**Records provided:**
::::
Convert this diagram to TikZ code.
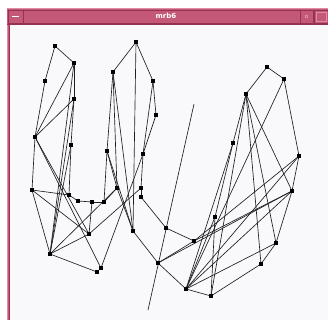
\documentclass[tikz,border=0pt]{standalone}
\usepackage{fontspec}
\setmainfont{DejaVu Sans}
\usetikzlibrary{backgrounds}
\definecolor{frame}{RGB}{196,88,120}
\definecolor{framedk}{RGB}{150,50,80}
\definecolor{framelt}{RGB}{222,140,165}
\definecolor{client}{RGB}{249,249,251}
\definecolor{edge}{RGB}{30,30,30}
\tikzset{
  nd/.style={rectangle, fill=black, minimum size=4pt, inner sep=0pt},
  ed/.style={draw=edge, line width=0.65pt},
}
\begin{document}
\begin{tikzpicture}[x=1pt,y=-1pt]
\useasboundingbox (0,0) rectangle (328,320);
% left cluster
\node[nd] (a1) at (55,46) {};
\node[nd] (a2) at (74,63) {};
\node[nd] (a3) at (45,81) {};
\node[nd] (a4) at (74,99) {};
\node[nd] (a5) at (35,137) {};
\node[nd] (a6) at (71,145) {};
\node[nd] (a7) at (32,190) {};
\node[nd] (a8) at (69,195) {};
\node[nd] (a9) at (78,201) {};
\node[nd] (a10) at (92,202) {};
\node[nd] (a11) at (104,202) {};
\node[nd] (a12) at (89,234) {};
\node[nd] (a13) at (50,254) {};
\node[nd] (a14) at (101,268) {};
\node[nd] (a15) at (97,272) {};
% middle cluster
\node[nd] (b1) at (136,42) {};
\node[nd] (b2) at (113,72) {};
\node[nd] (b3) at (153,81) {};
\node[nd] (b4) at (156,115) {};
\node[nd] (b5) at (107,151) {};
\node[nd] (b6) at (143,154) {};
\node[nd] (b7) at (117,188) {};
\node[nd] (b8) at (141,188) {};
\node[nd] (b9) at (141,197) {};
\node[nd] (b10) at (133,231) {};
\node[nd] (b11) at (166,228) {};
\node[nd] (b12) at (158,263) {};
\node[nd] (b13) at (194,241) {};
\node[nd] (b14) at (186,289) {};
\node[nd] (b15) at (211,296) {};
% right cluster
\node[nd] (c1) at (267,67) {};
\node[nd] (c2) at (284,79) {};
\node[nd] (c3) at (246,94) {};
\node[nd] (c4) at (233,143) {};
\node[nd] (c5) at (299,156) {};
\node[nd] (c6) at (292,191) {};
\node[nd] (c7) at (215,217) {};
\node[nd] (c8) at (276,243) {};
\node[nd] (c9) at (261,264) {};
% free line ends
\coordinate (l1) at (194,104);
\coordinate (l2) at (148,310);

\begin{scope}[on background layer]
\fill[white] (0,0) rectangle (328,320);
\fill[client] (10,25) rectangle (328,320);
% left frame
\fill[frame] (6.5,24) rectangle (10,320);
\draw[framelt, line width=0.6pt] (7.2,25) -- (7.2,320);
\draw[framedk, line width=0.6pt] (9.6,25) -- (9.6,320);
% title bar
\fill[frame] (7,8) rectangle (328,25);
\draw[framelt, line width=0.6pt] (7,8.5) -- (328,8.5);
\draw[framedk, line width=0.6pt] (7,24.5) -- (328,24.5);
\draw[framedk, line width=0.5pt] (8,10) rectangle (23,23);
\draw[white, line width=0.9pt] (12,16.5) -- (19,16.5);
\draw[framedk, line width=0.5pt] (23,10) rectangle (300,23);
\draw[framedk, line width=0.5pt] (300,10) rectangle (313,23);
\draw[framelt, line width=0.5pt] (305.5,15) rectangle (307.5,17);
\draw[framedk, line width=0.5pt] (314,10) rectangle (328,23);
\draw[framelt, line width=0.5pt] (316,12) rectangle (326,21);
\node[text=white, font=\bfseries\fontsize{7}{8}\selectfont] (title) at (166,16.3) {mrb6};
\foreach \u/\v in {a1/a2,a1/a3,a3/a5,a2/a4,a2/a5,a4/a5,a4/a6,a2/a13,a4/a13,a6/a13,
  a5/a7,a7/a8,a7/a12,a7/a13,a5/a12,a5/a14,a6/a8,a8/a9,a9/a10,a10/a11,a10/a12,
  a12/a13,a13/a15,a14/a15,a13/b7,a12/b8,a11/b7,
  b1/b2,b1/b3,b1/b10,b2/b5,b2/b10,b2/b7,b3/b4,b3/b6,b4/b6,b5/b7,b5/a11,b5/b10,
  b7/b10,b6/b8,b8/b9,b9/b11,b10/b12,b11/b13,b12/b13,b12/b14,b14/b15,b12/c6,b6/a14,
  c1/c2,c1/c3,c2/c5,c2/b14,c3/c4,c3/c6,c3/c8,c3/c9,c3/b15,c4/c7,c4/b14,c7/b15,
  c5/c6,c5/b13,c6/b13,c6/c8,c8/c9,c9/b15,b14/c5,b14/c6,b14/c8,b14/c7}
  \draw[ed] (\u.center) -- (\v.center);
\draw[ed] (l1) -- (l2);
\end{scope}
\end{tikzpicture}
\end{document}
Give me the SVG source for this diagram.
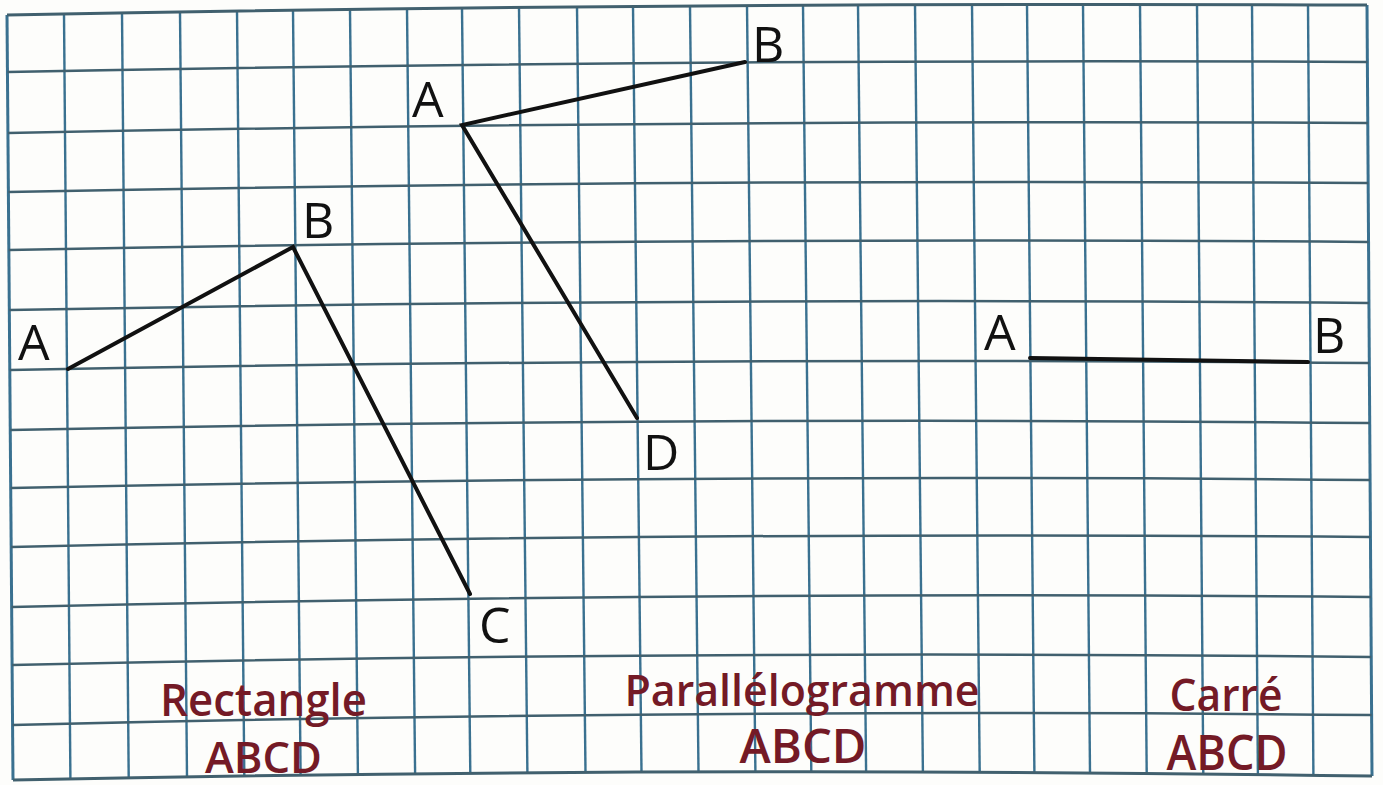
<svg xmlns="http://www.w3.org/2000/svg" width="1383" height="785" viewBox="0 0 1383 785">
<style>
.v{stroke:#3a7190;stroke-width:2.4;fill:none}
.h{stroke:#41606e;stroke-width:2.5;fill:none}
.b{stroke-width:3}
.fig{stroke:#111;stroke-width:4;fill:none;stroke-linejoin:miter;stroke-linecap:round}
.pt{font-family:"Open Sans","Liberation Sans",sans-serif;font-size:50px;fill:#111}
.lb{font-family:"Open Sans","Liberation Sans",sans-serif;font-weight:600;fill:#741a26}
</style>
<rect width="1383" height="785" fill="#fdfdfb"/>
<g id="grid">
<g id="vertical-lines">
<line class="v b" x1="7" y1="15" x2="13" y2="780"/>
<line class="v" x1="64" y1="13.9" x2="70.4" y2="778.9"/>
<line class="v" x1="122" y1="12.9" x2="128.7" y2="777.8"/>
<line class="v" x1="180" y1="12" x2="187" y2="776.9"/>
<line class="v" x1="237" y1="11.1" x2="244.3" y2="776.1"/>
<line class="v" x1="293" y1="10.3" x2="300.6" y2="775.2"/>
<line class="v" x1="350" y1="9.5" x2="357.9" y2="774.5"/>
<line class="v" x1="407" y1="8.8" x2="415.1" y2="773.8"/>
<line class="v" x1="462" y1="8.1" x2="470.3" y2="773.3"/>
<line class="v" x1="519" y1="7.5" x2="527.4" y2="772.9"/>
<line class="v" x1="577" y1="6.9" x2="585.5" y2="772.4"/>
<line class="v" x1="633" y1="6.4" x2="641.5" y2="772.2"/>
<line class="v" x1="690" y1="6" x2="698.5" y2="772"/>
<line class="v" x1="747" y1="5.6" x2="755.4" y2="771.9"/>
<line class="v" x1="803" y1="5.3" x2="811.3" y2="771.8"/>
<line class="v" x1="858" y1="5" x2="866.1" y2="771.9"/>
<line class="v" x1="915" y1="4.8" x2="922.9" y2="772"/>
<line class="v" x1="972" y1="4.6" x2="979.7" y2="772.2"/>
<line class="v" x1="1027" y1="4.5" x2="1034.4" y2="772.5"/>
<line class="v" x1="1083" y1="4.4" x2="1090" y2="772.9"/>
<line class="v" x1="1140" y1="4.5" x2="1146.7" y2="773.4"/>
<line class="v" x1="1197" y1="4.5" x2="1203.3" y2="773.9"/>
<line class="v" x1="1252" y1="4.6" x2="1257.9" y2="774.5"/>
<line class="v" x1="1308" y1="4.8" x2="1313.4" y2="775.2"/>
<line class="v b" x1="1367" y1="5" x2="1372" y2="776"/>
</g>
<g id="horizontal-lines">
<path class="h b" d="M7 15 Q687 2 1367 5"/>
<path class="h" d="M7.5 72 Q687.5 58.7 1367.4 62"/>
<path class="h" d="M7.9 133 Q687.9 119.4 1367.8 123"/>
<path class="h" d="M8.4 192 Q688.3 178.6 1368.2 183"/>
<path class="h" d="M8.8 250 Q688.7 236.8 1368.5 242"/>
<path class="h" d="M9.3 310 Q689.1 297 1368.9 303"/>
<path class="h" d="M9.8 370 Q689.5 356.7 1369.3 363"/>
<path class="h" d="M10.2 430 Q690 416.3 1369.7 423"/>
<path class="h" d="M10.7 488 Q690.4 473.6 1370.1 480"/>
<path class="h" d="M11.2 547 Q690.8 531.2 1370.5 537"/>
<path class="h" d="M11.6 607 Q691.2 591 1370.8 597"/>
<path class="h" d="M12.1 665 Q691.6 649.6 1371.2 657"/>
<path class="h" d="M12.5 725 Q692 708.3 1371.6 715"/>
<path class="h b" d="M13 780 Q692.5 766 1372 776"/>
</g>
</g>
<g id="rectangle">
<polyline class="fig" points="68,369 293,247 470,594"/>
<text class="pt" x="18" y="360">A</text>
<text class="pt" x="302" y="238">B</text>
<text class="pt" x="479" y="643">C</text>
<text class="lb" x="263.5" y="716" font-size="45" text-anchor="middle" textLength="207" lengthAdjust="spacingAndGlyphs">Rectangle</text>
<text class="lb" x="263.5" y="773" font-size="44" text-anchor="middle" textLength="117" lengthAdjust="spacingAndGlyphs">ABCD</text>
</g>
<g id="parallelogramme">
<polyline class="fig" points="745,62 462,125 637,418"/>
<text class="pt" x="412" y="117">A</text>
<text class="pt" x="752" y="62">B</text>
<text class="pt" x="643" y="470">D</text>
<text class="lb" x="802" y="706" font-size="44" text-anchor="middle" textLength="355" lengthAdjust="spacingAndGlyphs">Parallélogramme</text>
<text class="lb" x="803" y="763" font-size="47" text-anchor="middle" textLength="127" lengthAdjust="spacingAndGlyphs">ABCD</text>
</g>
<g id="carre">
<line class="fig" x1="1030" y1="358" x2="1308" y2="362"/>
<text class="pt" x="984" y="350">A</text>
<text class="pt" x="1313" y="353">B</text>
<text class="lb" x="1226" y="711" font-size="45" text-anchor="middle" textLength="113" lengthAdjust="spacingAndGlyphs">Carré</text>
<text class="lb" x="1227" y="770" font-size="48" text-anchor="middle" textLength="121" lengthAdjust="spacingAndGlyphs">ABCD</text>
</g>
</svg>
::::
**Challenge:**
Print the data above verbatim from the first line through the line holding "(l2) at (148,310);", leaving every picture out.

**Expected answer:**
Convert this diagram to TikZ code.
\documentclass[tikz,border=0pt]{standalone}
\usepackage{fontspec}
\setmainfont{DejaVu Sans}
\usetikzlibrary{backgrounds}
\definecolor{frame}{RGB}{196,88,120}
\definecolor{framedk}{RGB}{150,50,80}
\definecolor{framelt}{RGB}{222,140,165}
\definecolor{client}{RGB}{249,249,251}
\definecolor{edge}{RGB}{30,30,30}
\tikzset{
  nd/.style={rectangle, fill=black, minimum size=4pt, inner sep=0pt},
  ed/.style={draw=edge, line width=0.65pt},
}
\begin{document}
\begin{tikzpicture}[x=1pt,y=-1pt]
\useasboundingbox (0,0) rectangle (328,320);
% left cluster
\node[nd] (a1) at (55,46) {};
\node[nd] (a2) at (74,63) {};
\node[nd] (a3) at (45,81) {};
\node[nd] (a4) at (74,99) {};
\node[nd] (a5) at (35,137) {};
\node[nd] (a6) at (71,145) {};
\node[nd] (a7) at (32,190) {};
\node[nd] (a8) at (69,195) {};
\node[nd] (a9) at (78,201) {};
\node[nd] (a10) at (92,202) {};
\node[nd] (a11) at (104,202) {};
\node[nd] (a12) at (89,234) {};
\node[nd] (a13) at (50,254) {};
\node[nd] (a14) at (101,268) {};
\node[nd] (a15) at (97,272) {};
% middle cluster
\node[nd] (b1) at (136,42) {};
\node[nd] (b2) at (113,72) {};
\node[nd] (b3) at (153,81) {};
\node[nd] (b4) at (156,115) {};
\node[nd] (b5) at (107,151) {};
\node[nd] (b6) at (143,154) {};
\node[nd] (b7) at (117,188) {};
\node[nd] (b8) at (141,188) {};
\node[nd] (b9) at (141,197) {};
\node[nd] (b10) at (133,231) {};
\node[nd] (b11) at (166,228) {};
\node[nd] (b12) at (158,263) {};
\node[nd] (b13) at (194,241) {};
\node[nd] (b14) at (186,289) {};
\node[nd] (b15) at (211,296) {};
% right cluster
\node[nd] (c1) at (267,67) {};
\node[nd] (c2) at (284,79) {};
\node[nd] (c3) at (246,94) {};
\node[nd] (c4) at (233,143) {};
\node[nd] (c5) at (299,156) {};
\node[nd] (c6) at (292,191) {};
\node[nd] (c7) at (215,217) {};
\node[nd] (c8) at (276,243) {};
\node[nd] (c9) at (261,264) {};
% free line ends
\coordinate (l1) at (194,104);
\coordinate (l2) at (148,310);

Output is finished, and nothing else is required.